-------- GIVEN INFORMATION --------
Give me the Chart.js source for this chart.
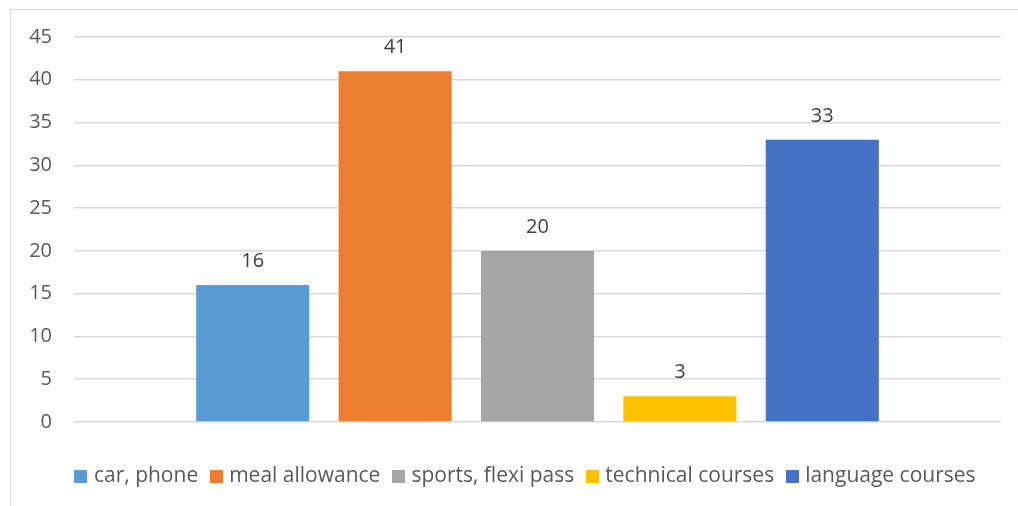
<!DOCTYPE html>
<html>
<head>
<meta charset="utf-8">
<script src="https://cdn.jsdelivr.net/npm/chart.js@4.4.1/dist/chart.umd.min.js"></script>
<style>
  html, body { margin: 0; padding: 0; background: #ffffff; }
  #wrap { position: relative; width: 1018px; height: 506px; overflow: hidden; background: #fff; }
  #frame { position: absolute; left: 10px; top: 9px; width: 1030px; height: 520px; border: 1px solid #d9d9d9; box-sizing: border-box; }
  #c { position: absolute; left: 0; top: 0; }
</style>
</head>
<body>
<div id="wrap">
  <div id="frame"></div>
  <canvas id="c" width="1018" height="506"></canvas>
</div>
<script>
const categories = ['car, phone', 'meal allowance', 'sports, flexi pass', 'technical courses', 'language courses'];
const values = [16, 41, 20, 3, 33];
const colors = ['#5B9BD5', '#ED7D31', '#A5A5A5', '#FFC000', '#4472C4'];
const yTicks = [0, 5, 10, 15, 20, 25, 30, 35, 40, 45];

const FONT = "'Open Sans', 'DejaVu Sans', sans-serif";

function swatch(color) {
  const cv = document.createElement('canvas');
  cv.width = 13; cv.height = 13;
  const g = cv.getContext('2d');
  g.fillStyle = color;
  g.fillRect(0, 0, 13, 13);
  return cv;
}

const valueLabels = {
  id: 'valueLabels',
  afterDatasetsDraw(chart) {
    const ctx = chart.ctx;
    ctx.save();
    ctx.font = "20px " + FONT;
    ctx.fillStyle = '#404040';
    ctx.textAlign = 'center';
    ctx.textBaseline = 'alphabetic';
    chart.data.datasets.forEach((ds, i) => {
      const meta = chart.getDatasetMeta(i);
      meta.data.forEach((bar, j) => {
        ctx.fillText(String(ds.data[j]), bar.x, bar.y - 18);
      });
    });
    ctx.restore();
  }
};

// shift the centred legend row to where the reference has it
const legendShift = {
  id: 'legendShift',
  afterLayout(chart) {
    if (chart.legend) {
      chart.legend.left += 13;
      chart.legend.right += 13;
    }
  }
};

function build() {
  const datasets = categories.map((name, i) => ({
    label: name,
    data: [values[i]],
    backgroundColor: colors[i],
    borderWidth: 0,
    categoryPercentage: 0.768,
    barPercentage: 0.794
  }));

  new Chart(document.getElementById('c'), {
    type: 'bar',
    data: { labels: [''], datasets },
    options: {
      responsive: false,
      animation: false,
      devicePixelRatio: 1,
      layout: { padding: { left: 27, right: 17, top: 37, bottom: 9 } },
      plugins: {
        legend: {
          position: 'bottom',
          labels: {
            font: { family: FONT, size: 21 },
            color: '#595959',
            usePointStyle: true,
            pointStyleWidth: 5,
            boxHeight: 13,
            padding: 15.5,
            generateLabels(chart) {
              return chart.data.datasets.map((ds, i) => ({
                text: ds.label,
                fillStyle: ds.backgroundColor,
                strokeStyle: ds.backgroundColor,
                lineWidth: 0,
                pointStyle: swatch(ds.backgroundColor),
                hidden: false,
                datasetIndex: i,
                fontColor: '#595959'
              }));
            }
          }
        },
        tooltip: { enabled: false },
        title: { display: false }
      },
      scales: {
        x: {
          grid: { display: false, drawTicks: false },
          border: { display: false },
          ticks: { display: false },
          title: { display: true, text: '', font: { size: 10, lineHeight: 1 }, padding: { top: 18.5, bottom: 0 } }
        },
        y: {
          min: 0,
          max: 45,
          afterBuildTicks(scale) { scale.ticks = yTicks.map(v => ({ value: v })); },
          afterFit(scale) { scale.width = 47; },
          grid: { color: '#d9d9d9', lineWidth: 1.5, drawTicks: false },
          border: { display: false },
          ticks: {
            color: '#595959',
            font: { family: FONT, size: 20 },
            padding: 22
          }
        }
      }
    },
    plugins: [valueLabels, legendShift]
  });
}

if (document.fonts && document.fonts.load) {
  document.fonts.load("20px 'Open Sans'").then(build, build);
} else {
  build();
}
</script>
</body>
</html>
--------
• TASK REQUIREMENTS: Repeat the data exactly, without the pictures.

• TASK OUTPUT:
Give me the Chart.js source for this chart.
<!DOCTYPE html>
<html>
<head>
<meta charset="utf-8">
<script src="https://cdn.jsdelivr.net/npm/chart.js@4.4.1/dist/chart.umd.min.js"></script>
<style>
  html, body { margin: 0; padding: 0; background: #ffffff; }
  #wrap { position: relative; width: 1018px; height: 506px; overflow: hidden; background: #fff; }
  #frame { position: absolute; left: 10px; top: 9px; width: 1030px; height: 520px; border: 1px solid #d9d9d9; box-sizing: border-box; }
  #c { position: absolute; left: 0; top: 0; }
</style>
</head>
<body>
<div id="wrap">
  <div id="frame"></div>
  <canvas id="c" width="1018" height="506"></canvas>
</div>
<script>
const categories = ['car, phone', 'meal allowance', 'sports, flexi pass', 'technical courses', 'language courses'];
const values = [16, 41, 20, 3, 33];
const colors = ['#5B9BD5', '#ED7D31', '#A5A5A5', '#FFC000', '#4472C4'];
const yTicks = [0, 5, 10, 15, 20, 25, 30, 35, 40, 45];

const FONT = "'Open Sans', 'DejaVu Sans', sans-serif";

function swatch(color) {
  const cv = document.createElement('canvas');
  cv.width = 13; cv.height = 13;
  const g = cv.getContext('2d');
  g.fillStyle = color;
  g.fillRect(0, 0, 13, 13);
  return cv;
}

const valueLabels = {
  id: 'valueLabels',
  afterDatasetsDraw(chart) {
    const ctx = chart.ctx;
    ctx.save();
    ctx.font = "20px " + FONT;
    ctx.fillStyle = '#404040';
    ctx.textAlign = 'center';
    ctx.textBaseline = 'alphabetic';
    chart.data.datasets.forEach((ds, i) => {
      const meta = chart.getDatasetMeta(i);
      meta.data.forEach((bar, j) => {
        ctx.fillText(String(ds.data[j]), bar.x, bar.y - 18);
      });
    });
    ctx.restore();
  }
};

// shift the centred legend row to where the reference has it
const legendShift = {
  id: 'legendShift',
  afterLayout(chart) {
    if (chart.legend) {
      chart.legend.left += 13;
      chart.legend.right += 13;
    }
  }
};

function build() {
  const datasets = categories.map((name, i) => ({
    label: name,
    data: [values[i]],
    backgroundColor: colors[i],
    borderWidth: 0,
    categoryPercentage: 0.768,
    barPercentage: 0.794
  }));

  new Chart(document.getElementById('c'), {
    type: 'bar',
    data: { labels: [''], datasets },
    options: {
      responsive: false,
      animation: false,
      devicePixelRatio: 1,
      layout: { padding: { left: 27, right: 17, top: 37, bottom: 9 } },
      plugins: {
        legend: {
          position: 'bottom',
          labels: {
            font: { family: FONT, size: 21 },
            color: '#595959',
            usePointStyle: true,
            pointStyleWidth: 5,
            boxHeight: 13,
            padding: 15.5,
            generateLabels(chart) {
              return chart.data.datasets.map((ds, i) => ({
                text: ds.label,
                fillStyle: ds.backgroundColor,
                strokeStyle: ds.backgroundColor,
                lineWidth: 0,
                pointStyle: swatch(ds.backgroundColor),
                hidden: false,
                datasetIndex: i,
                fontColor: '#595959'
              }));
            }
          }
        },
        tooltip: { enabled: false },
        title: { display: false }
      },
      scales: {
        x: {
          grid: { display: false, drawTicks: false },
          border: { display: false },
          ticks: { display: false },
          title: { display: true, text: '', font: { size: 10, lineHeight: 1 }, padding: { top: 18.5, bottom: 0 } }
        },
        y: {
          min: 0,
          max: 45,
          afterBuildTicks(scale) { scale.ticks = yTicks.map(v => ({ value: v })); },
          afterFit(scale) { scale.width = 47; },
          grid: { color: '#d9d9d9', lineWidth: 1.5, drawTicks: false },
          border: { display: false },
          ticks: {
            color: '#595959',
            font: { family: FONT, size: 20 },
            padding: 22
          }
        }
      }
    },
    plugins: [valueLabels, legendShift]
  });
}

if (document.fonts && document.fonts.load) {
  document.fonts.load("20px 'Open Sans'").then(build, build);
} else {
  build();
}
</script>
</body>
</html>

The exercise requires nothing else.